From Chicken Wings to Kale Smoothies--How What We Eat Defines Who We Are
William Morrow, 9780062390981, 416pp.
Publication Date: May 3, 2016
A provocative look at how and what Americans eat and why—a flavorful blend of The Omnivore’s Dilemma, Salt Sugar Fat, and Freakonomics that reveals how the way we live shapes the way we eat.
Food writer and Culinary Institute of America program director Sophie Egan takes readers on an eye-opening journey through the American food psyche, examining the connections between the values that define our national character—work, freedom, and progress—and our eating habits, the good and the bad. Egan explores why these values make for such an unstable, and often unhealthy, food culture and, paradoxically, why they also make America’s cuisine so great.
Egan raises a host of intriguing questions: Why does McDonald’s have 107 items on its menu? Why are breakfast sandwiches, protein bars, and gluten-free anything so popular? Will bland, soulless meal replacements like Soylent revolutionize our definition of a meal? The search for answers takes her across the culinary landscape, from the prioritization of convenience over health to the unintended consequences of “perks” like free meals for employees; from the American obsession with “having it our way” to the surge of Starbucks, Chipotle, and other chains individualizing the eating experience; from high culture—artisan and organic and what exactly “natural” means—to low culture—the sale of 100 million Taco Bell Doritos Locos Tacos in ten weeks. She also looks at how America’s cuisine—like the nation itself—has been shaped by diverse influences from across the globe.
Devoured weaves together insights from the fields of psychology, anthropology, food science, and behavioral economics as well as myriad examples from daily life to create a powerful and unique look at food in America.
About the Author
Sophie Egan is the Director of Health and Sustainability Leadership and Editorial Director at The Culinary Institute of America. Based in San Francisco, Sophie is a contributor to The New York Times' Well blog, and has written about food and health for Time, The Wall Street Journal, The Washington Post, Bon Appétit, WIRED, and Sunset magazine, where she worked on The Sunset Cookbook and The One-Block Feast book. She holds a master of public health from the University of California, Berkeley, with a focus on health and social behavior, and a bachelor of arts with honors in history from Stanford University.
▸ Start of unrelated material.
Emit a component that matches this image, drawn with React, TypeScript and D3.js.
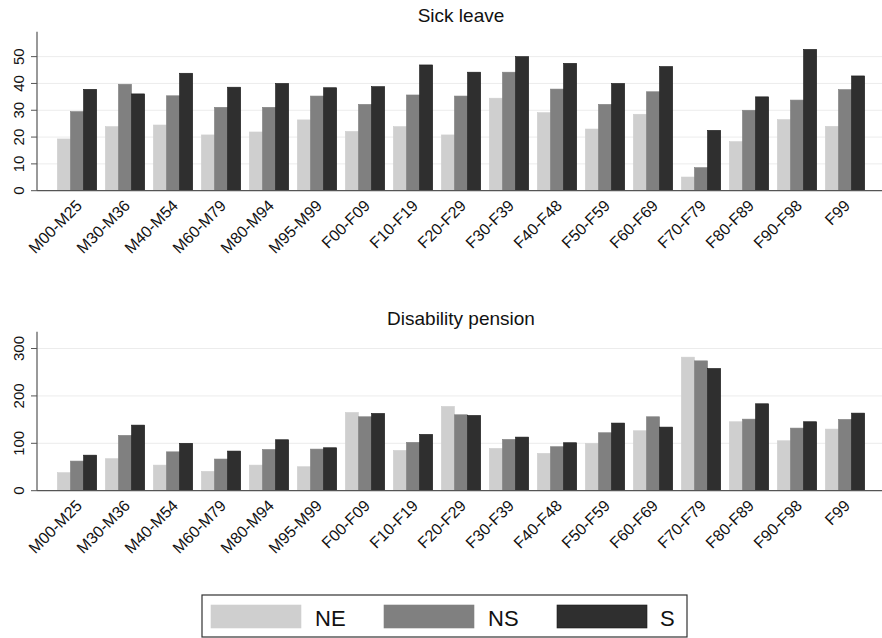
import React from "react";
import * as d3 from "d3";

const categories = ["M00-M25","M30-M36","M40-M54","M60-M79","M80-M94","M95-M99","F00-F09","F10-F19","F20-F29","F30-F39","F40-F48","F50-F59","F60-F69","F70-F79","F80-F89","F90-F98","F99"];
const seriesNames = ["NE", "NS", "S"];
const sickNE = [19.3,23.9,24.5,20.8,21.9,26.4,22.1,23.9,20.8,34.5,29.1,23.0,28.5,5.1,18.3,26.5,24.0];
const sickNS = [29.5,39.7,35.4,31.1,31.1,35.3,32.2,35.7,35.3,44.2,37.9,32.2,36.9,8.6,30.0,33.8,37.7];
const sickS = [37.8,36.1,43.8,38.6,40.0,38.4,38.8,46.9,44.2,50.0,47.5,40.0,46.3,22.5,35.0,52.7,42.8];
const disNE = [38,67.5,54,40.8,54,50.6,165,85,177.8,89.2,78.7,99.8,126.5,281.8,145.5,105.4,130];
const disNS = [62.5,116.7,82,66.8,87,87.8,156,102,160.2,108.2,92.8,122.3,156,274,151,132.1,150.4];
const disS = [75,138.4,100,83.6,107.5,90.6,163,118.8,158.8,113.1,101.2,142.7,134.2,257.9,183.4,145.5,163.7];
const sickTicks = [0,10,20,30,40,50];
const disTicks = [0,100,200,300];
const colors = ["#cfcfcf", "#808080", "#2f2f2f"];

const W = 882, H = 638;
const AXIS_X = 37;
const FONT = "Liberation Sans, Arial, Helvetica, sans-serif";

const x0 = d3.scaleBand<string>().domain(categories).range([53, 869]).paddingInner(0.18).paddingOuter(0.09);
const x1 = d3.scaleBand<string>().domain(seriesNames).range([0, x0.bandwidth()]).padding(0);

function Panel({ title, titleY, series, ticks, y0, y1, ymax }: any) {
  const y = d3.scaleLinear().domain([0, ymax]).range([y0, y1]);
  return (
    <g>
      <text x={461} y={titleY} textAnchor="middle" fontSize={19} fontFamily={FONT} fill="#111">{title}</text>
      {ticks.map((t: number) => (
        <g key={t}>
          {t > 0 && <line x1={AXIS_X} x2={W} y1={y(t)} y2={y(t)} stroke="#ececec" strokeWidth={1} />}
          <line x1={AXIS_X - 6} x2={AXIS_X} y1={y(t)} y2={y(t)} stroke="#555" strokeWidth={1} />
          <text transform={`translate(${AXIS_X - 13},${y(t)}) rotate(-90)`} textAnchor="middle" fontSize={15} fontFamily={FONT} fill="#111">{t}</text>
        </g>
      ))}
      {categories.map((c, i) => (
        <g key={c} transform={`translate(${x0(c)},0)`}>
          {series.map((s: number[], k: number) => (
            <rect key={k} x={x1(seriesNames[k])} y={y(s[i])} width={x1.bandwidth()} height={y(0) - y(s[i])}
              fill={colors[k]} stroke={k === 2 ? "#1a1a1a" : colors[k]} strokeWidth={0.6} />
          ))}
        </g>
      ))}
      <line x1={AXIS_X} x2={AXIS_X} y1={y1} y2={y0} stroke="#555" strokeWidth={1.2} />
      <line x1={AXIS_X} x2={W} y1={y0} y2={y0} stroke="#555" strokeWidth={1.2} />
      {categories.map((c) => {
        const cx = (x0(c) as number) + x0.bandwidth() / 2;
        return (
          <text key={c} transform={`translate(${cx + 6},${y0 + 16}) rotate(-45)`} textAnchor="end" fontSize={16} fontFamily={FONT} fill="#111">{c}</text>
        );
      })}
    </g>
  );
}

export default function App() {
  const legendItems = [
    { name: "NE", sx: 211, tx: 315 },
    { name: "NS", sx: 384, tx: 488 },
    { name: "S", sx: 557, tx: 660 },
  ];
  return (
    <svg width={W} height={H} style={{ position: "absolute", left: 0, top: 0, background: "#fff" }}>
      <rect x={0} y={0} width={W} height={H} fill="#fff" />
      <Panel title="Sick leave" titleY={22} series={[sickNE, sickNS, sickS]} ticks={sickTicks} y0={190.7} y1={31.7} ymax={59.3} />
      <Panel title="Disability pension" titleY={325} series={[disNE, disNS, disS]} ticks={disTicks} y0={490.7} y1={331.7} ymax={335.5} />
      <rect x={202} y={595} width={485} height={42} fill="#fff" stroke="#333" strokeWidth={1.2} />
      {legendItems.map((it, k) => (
        <g key={it.name}>
          <rect x={it.sx} y={605} width={90} height={23} fill={colors[k]} stroke={k === 2 ? "#1a1a1a" : colors[k]} strokeWidth={0.6} />
          <text x={it.tx} y={626} fontSize={22} fontFamily={FONT} fill="#111">{it.name}</text>
        </g>
      ))}
    </svg>
  );
}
In 2016, she was named one of the UC Global Food Initiative’s 30 Under 30.
Praise For Devoured: From Chicken Wings to Kale Smoothies--How What We Eat Defines Who We Are…
“An engaging anthropological guide to our country’s obsession with Pumpkin Spice Lattes and affection for Two Buck Chuck. ... Reads more like a bonbon-studded TED talk than an eat-your-spinach slog.”
— Seattle Times
“Devoured is a well-researched and fascinating exploration of what we eat, how we eat and why. It is only with this understanding of our food culture that we stand a chance of improving our food system. Devoured is a great contribution to this endeavor.”
— Sam Kass, Senior Food Analyst for NBC News and former White House Senior Policy Advisor for Nutrition
“Reading [Devoured] could change the way you eat.”
— San Jose Mercury News
“A wild and witty romp through the zaniness that infuses today’s American culture of food.”
— Michael Moss, author of the New York Times bestseller Salt Sugar Fat
“This book is for anyone who eats food (even if it’s Soylent). It’s a fun and thought-provoking tour of the bizarre stuff we now consume. You won’t look at your dinner -- or lunch, breakfast, snack, or whatever Doritos Locos Taco is -- the same way again.”
— New York Times bestselling author A.J. Jacobs
“Engrossing. ... Well-written. ... Combines insights from behavioral economics, food science, psychology, and Egan’s personal observations.”
— Publishers Weekly
“Entertaining… Humorous… An informative look at what Americans eat for breakfast, lunch, dinner, and all those snack times in between and how our eating habits are changing who we are.”
— Kirkus Reviews
“Well-researched, fascinating and witty.”
— Shelf Awareness
“Using relatable examples, anecdotes, and convincing research, [Egan] highlights what characterizes our country’s approach to food and makes it unique.”
“A must read about how our behaviors influence our diets and vice versa.”